O cirurgião Leandro confirma que mesmo que em uma minoria dos casos, é possível, sim, haver complicações com as próteses de silicone dentro do organismo da pessoa. “Representa menos de 5% dos casos. A cada ano existem implantes com tecnologias cada vez melhores, mas nenhum cirurgião pode negar que existem, sim, alguns riscos”, alerta.
O explante não só pôs fim aos sintomas de Maíra, como psicologicamente, depois de algumas semanas, melhorou sua autoestima. “No começo é estranho, foram altos e baixos. Além de não estar mais com o corpo com o qual eu convivi durante 11 anos, eu senti muita culpa por ter mexido duas vezes nele. Me causava dor”. A terapia a ajudou muito a lidar com essas mudanças. “Mas depois eu comecei ter mais disposição, uma energia melhor, e eu me sinto realmente mais bonita do que quando eu tinha silicone. É sempre? Não. Às vezes eu coloco uma roupa e sinto falta de ter seios maiores. Mas tudo bem. Ninguém nunca vai alcançar o corpo perfeito que é ditado pela sociedade”, relata a cantora.
A valorização do corpo natural feminino
Para a psicoterapeuta Thais Barros Rocha, especialista em Psicologia Clínica Comportamental, esse corpo citado por Maíra, que é “jovem e magro” é definido por uma cultura dominante que não leva em consideração os esforços, as questões emocionais envolvidas e até a saúde no processo de atingir o padrão. “Começa com o corpo magro, depois vem a flacidez, então as rugas e os cabelos brancos. Nunca vai parar”, esclarece.
Portanto é muito importante que exista uma valorização do corpo natural feminino, que sofre muito mais cobranças do que o masculino. E para tanto, esclarece Thaís, é preciso que haja mais representatividade de corpos de mulheres diferentes na mídia, nas propagandas, nos filmes e nas séries. “Acho que o caminho para aceitarmos essas mudanças é justamente vermos o corpo de mulher madura na televisão, por exemplo, e não só aquela que veste tamanho 36”, diz a psicoterapeuta. Mas isso não significa que a pessoa não deve fazer nenhum tipo de intervenção estética.
Beleza com equilíbrio
Gabriela Moraes, jornalista de 39 anos, não estava satisfeita com o próprio corpo, especialmente depois do nascimento da filha. “Eu tinha ficado um bom tempo dedicada a ela e, quando fez dois anos, decidi olhar para mim”. Mas, desde o início, sua escolha foi apostar em caminhos naturais para atingir os objetivos que almejava. A partir de uma dieta regrada e exercícios frequentes, ela mudou completamente a sua rotina, perdeu 23 quilos de gordura e ganhou 10 quilos de massa magra. “Partes do meu corpo que antes eu não gostava, hoje acho bonito. Também sou diabética tipo 1 desde os seis anos e esse foi outro fator que me motivou a cuidar da saúde”, conta ela, que garante estar se sentindo muito bem consigo mesma.

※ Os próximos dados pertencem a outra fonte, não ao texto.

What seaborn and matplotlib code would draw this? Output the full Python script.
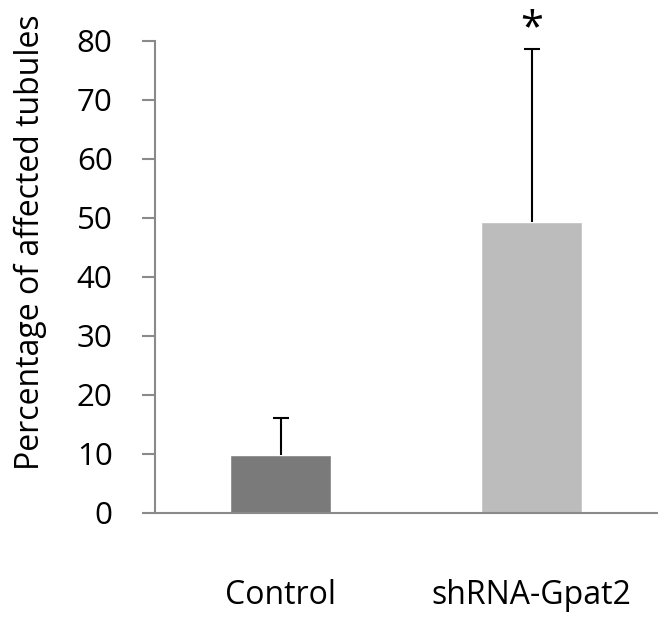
import matplotlib
matplotlib.use("Agg")
import matplotlib.pyplot as plt
import seaborn as sns
import numpy as np
import pandas as pd

categories = ["Control", "shRNA-Gpat2"]
means = [9.7, 49.2]
upper_err = [6.4, 29.3]
bar_colors = ["#7a7a7a", "#bcbcbc"]
y_ticks = [0, 10, 20, 30, 40, 50, 60, 70, 80]
y_label = "Percentage of affected tubules"
sig_marks = ["", "*"]

sns.set_theme(style="white")
plt.rcParams['font.family'] = ['Open Sans', 'DejaVu Sans']
plt.rcParams['text.color'] = 'black'
plt.rcParams['axes.labelcolor'] = 'black'
plt.rcParams['xtick.color'] = 'black'
plt.rcParams['ytick.color'] = 'black'

fig = plt.figure(figsize=(6.58, 6.22), dpi=100)
ax = fig.add_axes([0.2356, 0.1757, 0.763, 0.759])

df = pd.DataFrame({"group": categories, "value": means})
sns.barplot(data=df, x="group", y="value", hue="group", palette=bar_colors,
            width=0.4, ax=ax, legend=False, saturation=1, errorbar=None)

x = np.arange(len(categories))
m = np.array(means)
e = np.array(upper_err)
ax.vlines(x, m, m + e, color="black", linewidth=1.5, zorder=3)
ax.plot(x, m + e, marker="_", markersize=11.5, markeredgewidth=1.5,
        color="black", linestyle="none", zorder=3, clip_on=False)

for xi, top, s in zip(x, m + e, sig_marks):
    if s:
        ax.text(xi, 81.9, s, ha="center", va="center", fontsize=30,
                color="black", clip_on=False)

ax.set_ylim(0, 80)
ax.set_xlim(-0.5, 1.5)
ax.set_yticks(y_ticks)
ax.set_yticklabels([str(t) for t in y_ticks], fontsize=22.5)
ax.set_xticks(x)
ax.set_xticklabels(categories, fontsize=23)
ax.set_xticks([-0.5, 0.5], minor=True)
ax.tick_params(axis="x", which="major", length=0, pad=48)
ax.tick_params(axis="x", which="minor", length=9.5, width=1.5, color="#8a8a8a", direction="out")
ax.tick_params(axis="y", which="major", length=9.5, width=1.5, color="#8a8a8a",
               direction="out", pad=21, left=True, labelcolor="black")
ax.tick_params(axis="x", labelcolor="black")
ax.set_xlabel("")
ax.set_ylabel(y_label, fontsize=23, color="black")
ax.yaxis.set_label_coords(-0.215, 0.573)

for side in ["top", "right"]:
    ax.spines[side].set_visible(False)
for side in ["left", "bottom"]:
    ax.spines[side].set_color("#8a8a8a")
    ax.spines[side].set_linewidth(1.5)

fig.savefig("out.png", dpi=100, facecolor="white")
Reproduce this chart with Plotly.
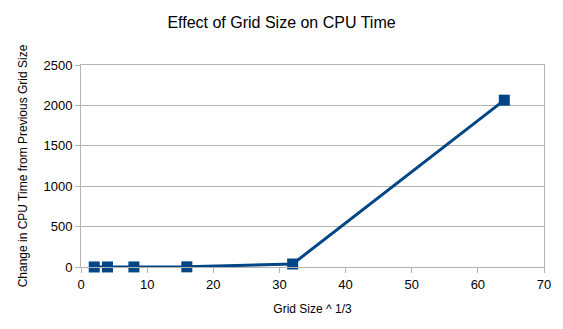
import plotly.graph_objects as go

# Grid size (cube root) and the change in CPU time versus the previous grid
grid_size_cbrt = [2, 4, 8, 16, 32, 64]
cpu_time_change = [0.2, 0.5, 1.0, 2.0, 37, 2065]

x_ticks = [0, 10, 20, 30, 40, 50, 60, 70]
y_ticks = [0, 500, 1000, 1500, 2000, 2500]

line_color = "#004586"
grid_color = "#b3b3b3"
font_family = "Liberation Sans, Arial, sans-serif"

fig = go.Figure()
fig.add_trace(go.Scatter(
    x=grid_size_cbrt,
    y=cpu_time_change,
    mode="lines+markers",
    line=dict(color=line_color, width=3),
    marker=dict(symbol="square", size=11, color=line_color),
    showlegend=False,
    cliponaxis=False,
))

fig.update_layout(
    width=563,
    height=329,
    paper_bgcolor="white",
    plot_bgcolor="white",
    margin=dict(l=81, r=15, t=65, b=62),
    font=dict(family=font_family, size=12, color="#000000"),
    title=dict(
        text="Effect of Grid Size on CPU Time",
        x=0.5, xanchor="center",
        y=0.933, yanchor="middle",
        font=dict(size=16, family=font_family, color="#000000"),
    ),
)

fig.update_xaxes(
    range=[0, 70],
    tickvals=x_ticks,
    ticks="outside", ticklen=5, tickcolor=grid_color,
    showline=True, linecolor=grid_color, linewidth=1, mirror=True,
    showgrid=False, zeroline=False,
    tickfont=dict(size=13, family=font_family),
    title=dict(text="Grid Size ^ 1/3", font=dict(size=12, family=font_family), standoff=14),
)
fig.update_yaxes(
    range=[0, 2500],
    tickvals=y_ticks,
    ticks="outside", ticklen=5, tickcolor=grid_color,
    showline=True, linecolor=grid_color, linewidth=1, mirror=True,
    showgrid=True, gridcolor=grid_color, gridwidth=1,
    zeroline=False,
    tickfont=dict(size=13, family=font_family),
    title=dict(text="Change in CPU Time from Previous Grid Size",
               font=dict(size=12, family=font_family), standoff=13),
)

fig.write_html("out.html")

Segundo a psicoterapeuta Thaís, acima de tudo é preciso ter a consciência de que a mulher pode modificar o seu corpo de uma maneira amena e que já esteja em sintonia com ela mesma. “As mulheres de fato costumam melhorar sua autoestima após procedimentos estéticos, mesmo com a consciência de que não precisam estar dentro de um padrão”, completa. Equilíbrio entre corpo, mente e autoestima no lugar certo é a chave.
Leandro defende que a felicidade das pacientes não pode depender de atingir o corpo desejado. “Eu acredito e faço no meu consultório o que eu chamo de cirurgia consciente. Antes do procedimento, eu quero entender se a relação da paciente com aquele padrão estético almejado é saudável. Se não for, cirurgia nenhuma vai trazer essa felicidade. Ainda que ela faça a cirurgia, vai continuar frustrada”, alerta.